The Japanese yen dropped in Asian trade on Wednesday on track for the second straight loss against the dollar, moving away from five-month highs on profit-taking.
Recent bullish remarks from some Bank of Japan officials hurt the odds of a Japanese rate hike in March as markets now await more data.
The yen is also pressured by higher US 10-year treasury yields before a series of important US labor data.
The Price
The USD/JPY pair rose 0.25% today to 150.18 yen per dollar, with a session-low at 149.57.
The yen lost 0.2% on Tuesday against the dollar on profit-taking away from a five-month high at 148.09.
Cautious Remarks
Bank of Japan Governor Kazuo Ueda said on Wednesday that monetary policy divergence with other countries could increase instability especially at the forex market. He cautioned that mounting geopolitical tensions between countries could lead to a sudden change in capital inflows across borders.
BOJ Deputy Governor Shinichi Uchida said that the BOJ monetary policy doesn’t aim at manipulating the forex market or reducing the yen’s value, and he added that the BOJ will take US tariffs into account when reviewing economic outlook.

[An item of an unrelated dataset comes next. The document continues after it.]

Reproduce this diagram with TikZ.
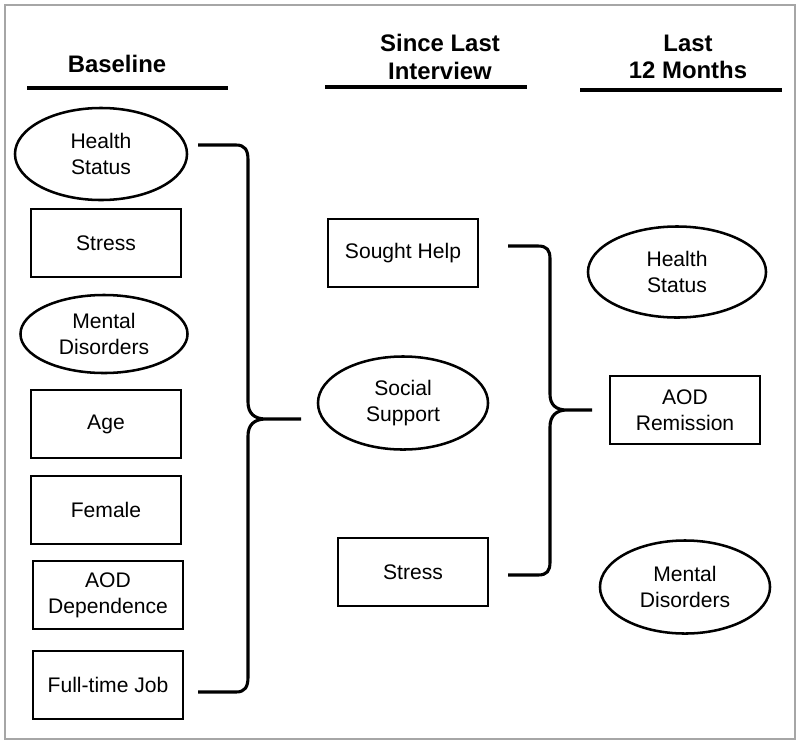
\documentclass[tikz,border=0pt]{standalone}
\usepackage{fontspec}
\setmainfont{Liberation Sans}
\usetikzlibrary{shapes.geometric}

\begin{document}
\begin{tikzpicture}[x=0.025cm, y=-0.025cm, line width=1.8pt,
        every node/.style={font=\fontsize{15}{18.5}\selectfont, align=center},
        box/.style={draw, rectangle, minimum width=3.75cm, minimum height=1.7cm, inner sep=2pt},
        oval/.style={draw, ellipse, inner sep=0pt},
        head/.style={font=\fontsize{17}{19.5}\selectfont\bfseries},
        brace/.style={line width=2.2pt, line join=round}]
        \useasboundingbox (0,0) rectangle (800,744);
        \draw[gray!70, line width=0.8pt] (5,5) rectangle (795,739);

        % Headers
        \node (Base) [head] at (117,64) {Baseline};
        \node (Since) [head] at (440,57) {Since Last\\Interview};
        \node (Last) [head] at (688,57) {Last\\12 Months};
        \draw[line width=2.2pt] (27,88) -- (228,88);
        \draw[line width=2.2pt] (325,87) -- (527,87);
        \draw[line width=2.2pt] (580,90) -- (782,90);

        % Baseline column
        \node (HealthBase) [oval, minimum width=4.3cm, minimum height=2.3cm] at (101,154) {Health\\Status};
        \node (StressBase) [box] at (106,243) {Stress};
        \node (MentalBase) [oval, minimum width=4.175cm, minimum height=1.95cm] at (104,334) {Mental\\Disorders};
        \node (Age) [box] at (106,424) {Age};
        \node (Female) [box] at (106,510) {Female};
        \node (AODDep) [box] at (108,595) {AOD\\Dependence};
        \node (Job) [box] at (108,685) {Full-time Job};

        % Since last interview column
        \node (Help) [box] at (403,253) {Sought Help};
        \node (Support) [oval, minimum width=4.25cm, minimum height=2.325cm] at (403,403) {Social\\Support};
        \node (StressSince) [box] at (413,572) {Stress};

        % Last 12 months column
        \node (HealthLast) [oval, minimum width=4.45cm, minimum height=2.275cm] at (677,272) {Health\\Status};
        \node (Remission) [box] at (685,410) {AOD\\Remission};
        \node (MentalLast) [oval, minimum width=4.25cm, minimum height=2.325cm] at (685,587) {Mental\\Disorders};

        % Braces
        \coordinate (LTop) at (198,145);
        \coordinate (LBot) at (198,692);
        \coordinate (LTip) at (301,419);
        \draw[brace] (LTop) -- (236,145) .. controls (245,145) and (248,150) .. (248,160)
            -- (248,402) .. controls (248,413) and (254,419) .. (266,419) -- (LTip)
            (266,419) .. controls (254,419) and (248,425) .. (248,436)
            -- (248,677) .. controls (248,687) and (245,692) .. (236,692) -- (LBot);

        \coordinate (RTop) at (508,246);
        \coordinate (RBot) at (508,575);
        \coordinate (RTip) at (592,410);
        \draw[brace] (RTop) -- (538,246) .. controls (547,246) and (550,250) .. (550,259)
            -- (550,394) .. controls (550,405) and (556,410) .. (567,410) -- (RTip)
            (567,410) .. controls (556,410) and (550,416) .. (550,427)
            -- (550,562) .. controls (550,571) and (547,575) .. (538,575) -- (RBot);
    \end{tikzpicture}
\end{document}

Uchida said there are no plans for a rate hike at each monetary policy meeting, and no preconceived view on the pace of future rate hikes, as such moves will depend on the economy and inflation.
Japanese Rates
Following the remarks, the odds of a Bank of Japan interest rate hike in March fell from 85% to 65%.
US Yields
US 10-year treasury yields rose 0.9% on Wednesday away from five-month lows at 4.108%, in turn underpinning the dollar.
It comes as investors assess the impact of US tariffs on Canada, Mexico, and China in regards to inflation in the US.
According to the Fedwatch tool, the odds of a 0.25% Fed interest rate cut in March stood at just 7%.